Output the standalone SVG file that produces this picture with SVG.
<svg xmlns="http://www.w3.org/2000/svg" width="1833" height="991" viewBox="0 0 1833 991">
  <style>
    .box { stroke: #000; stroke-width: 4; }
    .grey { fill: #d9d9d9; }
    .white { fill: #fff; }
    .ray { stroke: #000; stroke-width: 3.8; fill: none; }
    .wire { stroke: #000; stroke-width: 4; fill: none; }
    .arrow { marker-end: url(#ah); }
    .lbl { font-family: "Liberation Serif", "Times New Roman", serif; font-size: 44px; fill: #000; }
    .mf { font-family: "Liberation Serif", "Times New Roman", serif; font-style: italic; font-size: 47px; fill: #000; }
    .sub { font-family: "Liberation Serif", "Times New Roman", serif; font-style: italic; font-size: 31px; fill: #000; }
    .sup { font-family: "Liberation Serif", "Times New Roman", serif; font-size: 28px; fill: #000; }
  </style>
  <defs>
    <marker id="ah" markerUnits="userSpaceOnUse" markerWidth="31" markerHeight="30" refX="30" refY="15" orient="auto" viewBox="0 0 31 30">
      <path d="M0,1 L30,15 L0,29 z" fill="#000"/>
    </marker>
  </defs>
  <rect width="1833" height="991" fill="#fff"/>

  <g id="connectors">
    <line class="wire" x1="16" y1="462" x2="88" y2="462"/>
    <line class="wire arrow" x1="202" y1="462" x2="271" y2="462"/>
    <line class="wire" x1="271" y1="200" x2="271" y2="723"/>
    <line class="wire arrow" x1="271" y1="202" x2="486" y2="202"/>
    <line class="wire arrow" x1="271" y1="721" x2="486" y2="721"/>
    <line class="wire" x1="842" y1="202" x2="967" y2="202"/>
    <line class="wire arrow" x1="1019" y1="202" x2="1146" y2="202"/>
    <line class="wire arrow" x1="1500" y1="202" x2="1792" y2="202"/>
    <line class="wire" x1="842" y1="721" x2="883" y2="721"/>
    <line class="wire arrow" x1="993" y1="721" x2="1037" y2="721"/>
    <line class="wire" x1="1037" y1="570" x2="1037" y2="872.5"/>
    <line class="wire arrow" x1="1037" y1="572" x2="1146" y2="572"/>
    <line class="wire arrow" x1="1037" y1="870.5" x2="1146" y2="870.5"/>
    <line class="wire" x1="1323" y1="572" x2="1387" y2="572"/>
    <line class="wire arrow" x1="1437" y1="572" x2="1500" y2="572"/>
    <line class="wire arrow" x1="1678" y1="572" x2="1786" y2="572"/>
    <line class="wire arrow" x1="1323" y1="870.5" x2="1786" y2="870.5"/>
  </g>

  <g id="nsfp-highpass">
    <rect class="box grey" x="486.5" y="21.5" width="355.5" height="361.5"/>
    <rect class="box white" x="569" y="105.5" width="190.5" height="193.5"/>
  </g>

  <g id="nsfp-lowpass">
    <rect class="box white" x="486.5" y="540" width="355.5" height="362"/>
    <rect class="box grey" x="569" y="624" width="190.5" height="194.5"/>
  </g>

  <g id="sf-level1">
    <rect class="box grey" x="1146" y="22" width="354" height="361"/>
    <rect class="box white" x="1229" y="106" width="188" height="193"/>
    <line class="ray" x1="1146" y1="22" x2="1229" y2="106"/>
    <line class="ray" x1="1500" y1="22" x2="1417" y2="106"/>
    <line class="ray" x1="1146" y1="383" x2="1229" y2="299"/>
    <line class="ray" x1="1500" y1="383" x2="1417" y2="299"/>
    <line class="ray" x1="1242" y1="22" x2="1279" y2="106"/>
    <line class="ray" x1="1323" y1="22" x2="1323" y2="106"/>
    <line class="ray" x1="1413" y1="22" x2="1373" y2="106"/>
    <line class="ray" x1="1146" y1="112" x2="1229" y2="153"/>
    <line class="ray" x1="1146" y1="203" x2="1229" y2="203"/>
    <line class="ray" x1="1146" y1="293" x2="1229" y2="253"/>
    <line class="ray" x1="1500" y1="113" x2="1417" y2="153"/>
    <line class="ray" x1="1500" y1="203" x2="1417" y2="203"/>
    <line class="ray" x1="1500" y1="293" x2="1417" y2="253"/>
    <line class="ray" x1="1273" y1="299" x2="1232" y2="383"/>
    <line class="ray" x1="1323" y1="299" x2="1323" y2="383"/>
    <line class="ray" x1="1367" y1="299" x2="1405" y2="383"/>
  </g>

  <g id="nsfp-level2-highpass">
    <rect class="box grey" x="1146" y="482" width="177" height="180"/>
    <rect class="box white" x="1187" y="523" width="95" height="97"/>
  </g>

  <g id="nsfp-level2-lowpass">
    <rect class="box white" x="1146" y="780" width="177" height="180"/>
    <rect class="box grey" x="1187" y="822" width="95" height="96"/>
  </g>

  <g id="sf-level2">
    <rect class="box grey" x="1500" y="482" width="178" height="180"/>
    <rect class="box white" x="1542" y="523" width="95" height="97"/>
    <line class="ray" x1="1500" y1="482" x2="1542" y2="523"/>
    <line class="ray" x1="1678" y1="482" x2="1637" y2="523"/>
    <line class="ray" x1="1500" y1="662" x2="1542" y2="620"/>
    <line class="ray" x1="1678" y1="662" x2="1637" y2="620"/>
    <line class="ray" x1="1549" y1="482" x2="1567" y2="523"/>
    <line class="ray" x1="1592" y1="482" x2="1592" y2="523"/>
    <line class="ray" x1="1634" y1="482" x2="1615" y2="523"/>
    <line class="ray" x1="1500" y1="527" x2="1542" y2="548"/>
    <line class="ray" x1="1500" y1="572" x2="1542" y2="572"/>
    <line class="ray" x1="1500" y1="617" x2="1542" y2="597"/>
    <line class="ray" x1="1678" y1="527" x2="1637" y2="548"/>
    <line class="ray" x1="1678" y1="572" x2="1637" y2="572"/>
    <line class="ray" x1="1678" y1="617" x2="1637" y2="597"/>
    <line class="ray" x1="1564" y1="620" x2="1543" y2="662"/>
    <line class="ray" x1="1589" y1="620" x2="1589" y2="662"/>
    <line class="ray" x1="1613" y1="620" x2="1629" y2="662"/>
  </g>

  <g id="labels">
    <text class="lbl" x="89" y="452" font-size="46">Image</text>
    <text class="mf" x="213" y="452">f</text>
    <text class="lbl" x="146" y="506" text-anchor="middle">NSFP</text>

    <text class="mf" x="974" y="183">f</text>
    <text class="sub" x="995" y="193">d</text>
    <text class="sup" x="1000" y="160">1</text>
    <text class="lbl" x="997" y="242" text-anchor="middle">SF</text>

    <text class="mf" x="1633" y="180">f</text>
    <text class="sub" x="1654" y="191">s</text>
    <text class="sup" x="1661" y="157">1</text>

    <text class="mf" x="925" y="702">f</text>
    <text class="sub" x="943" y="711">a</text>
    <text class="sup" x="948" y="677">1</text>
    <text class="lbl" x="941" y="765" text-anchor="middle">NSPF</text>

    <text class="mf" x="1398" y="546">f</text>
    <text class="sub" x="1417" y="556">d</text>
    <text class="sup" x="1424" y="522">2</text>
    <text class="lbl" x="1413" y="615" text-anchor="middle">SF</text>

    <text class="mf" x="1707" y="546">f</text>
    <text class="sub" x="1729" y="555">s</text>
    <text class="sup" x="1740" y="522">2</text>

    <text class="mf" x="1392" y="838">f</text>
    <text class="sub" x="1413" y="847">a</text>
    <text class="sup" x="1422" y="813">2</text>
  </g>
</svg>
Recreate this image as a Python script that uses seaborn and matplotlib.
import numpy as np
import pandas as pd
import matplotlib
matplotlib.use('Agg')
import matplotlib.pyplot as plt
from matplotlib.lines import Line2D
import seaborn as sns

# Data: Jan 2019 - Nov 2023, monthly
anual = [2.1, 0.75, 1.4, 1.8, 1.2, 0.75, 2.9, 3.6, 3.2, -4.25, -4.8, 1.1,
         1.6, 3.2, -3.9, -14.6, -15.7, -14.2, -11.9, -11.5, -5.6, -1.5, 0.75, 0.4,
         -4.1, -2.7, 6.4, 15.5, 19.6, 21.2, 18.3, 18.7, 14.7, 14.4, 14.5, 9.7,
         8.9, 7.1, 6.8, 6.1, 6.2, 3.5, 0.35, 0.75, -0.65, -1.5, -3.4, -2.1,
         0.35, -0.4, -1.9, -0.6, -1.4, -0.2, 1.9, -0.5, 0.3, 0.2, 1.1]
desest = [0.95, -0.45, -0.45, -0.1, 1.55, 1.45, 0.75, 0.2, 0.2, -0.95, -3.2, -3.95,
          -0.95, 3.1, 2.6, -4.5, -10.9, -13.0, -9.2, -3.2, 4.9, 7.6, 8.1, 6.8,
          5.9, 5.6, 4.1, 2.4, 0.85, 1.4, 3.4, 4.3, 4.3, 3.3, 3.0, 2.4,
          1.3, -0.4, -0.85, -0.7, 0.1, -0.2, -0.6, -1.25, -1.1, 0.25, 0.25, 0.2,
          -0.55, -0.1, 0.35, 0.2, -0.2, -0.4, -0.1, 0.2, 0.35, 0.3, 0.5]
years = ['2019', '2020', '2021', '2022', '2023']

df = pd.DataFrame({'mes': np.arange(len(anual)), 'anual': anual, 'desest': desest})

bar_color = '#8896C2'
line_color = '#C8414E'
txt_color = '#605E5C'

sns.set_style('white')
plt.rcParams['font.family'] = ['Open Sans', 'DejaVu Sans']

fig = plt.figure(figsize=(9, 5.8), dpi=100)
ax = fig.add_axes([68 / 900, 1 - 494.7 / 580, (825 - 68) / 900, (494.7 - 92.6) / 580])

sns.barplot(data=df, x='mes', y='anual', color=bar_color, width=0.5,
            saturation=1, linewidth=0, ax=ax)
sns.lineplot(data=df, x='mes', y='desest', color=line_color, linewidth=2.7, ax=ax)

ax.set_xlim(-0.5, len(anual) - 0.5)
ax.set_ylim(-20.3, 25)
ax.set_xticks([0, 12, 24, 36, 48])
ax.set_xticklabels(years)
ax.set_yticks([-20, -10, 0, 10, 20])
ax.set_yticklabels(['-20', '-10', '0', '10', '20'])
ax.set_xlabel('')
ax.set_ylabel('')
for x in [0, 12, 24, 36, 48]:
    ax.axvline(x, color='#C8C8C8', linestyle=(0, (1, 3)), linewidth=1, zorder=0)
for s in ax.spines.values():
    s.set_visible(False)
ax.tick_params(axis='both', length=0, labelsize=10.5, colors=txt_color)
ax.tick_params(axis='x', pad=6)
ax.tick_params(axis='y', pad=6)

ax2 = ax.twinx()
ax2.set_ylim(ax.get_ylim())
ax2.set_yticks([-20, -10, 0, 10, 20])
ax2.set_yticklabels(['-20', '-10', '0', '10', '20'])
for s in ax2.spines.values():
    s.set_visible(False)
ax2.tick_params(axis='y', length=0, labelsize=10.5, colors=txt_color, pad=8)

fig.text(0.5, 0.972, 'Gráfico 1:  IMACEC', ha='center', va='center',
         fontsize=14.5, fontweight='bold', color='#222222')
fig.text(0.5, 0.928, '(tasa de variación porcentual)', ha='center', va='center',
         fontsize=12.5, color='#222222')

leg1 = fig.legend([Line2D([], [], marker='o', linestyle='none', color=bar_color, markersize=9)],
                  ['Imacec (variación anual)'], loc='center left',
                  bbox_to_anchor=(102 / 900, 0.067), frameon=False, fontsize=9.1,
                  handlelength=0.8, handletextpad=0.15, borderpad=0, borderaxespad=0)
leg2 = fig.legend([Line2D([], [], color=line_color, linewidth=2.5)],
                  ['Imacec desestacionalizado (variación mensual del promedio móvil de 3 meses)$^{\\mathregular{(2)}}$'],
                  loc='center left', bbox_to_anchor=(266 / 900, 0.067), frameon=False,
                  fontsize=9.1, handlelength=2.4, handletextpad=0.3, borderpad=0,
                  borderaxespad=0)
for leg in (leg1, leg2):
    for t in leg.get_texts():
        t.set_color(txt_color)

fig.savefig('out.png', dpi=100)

--*--

## THE TASK
Only a number is wanted here: how many lines in the data above include the string "that"?

## COMPLETED TASK
2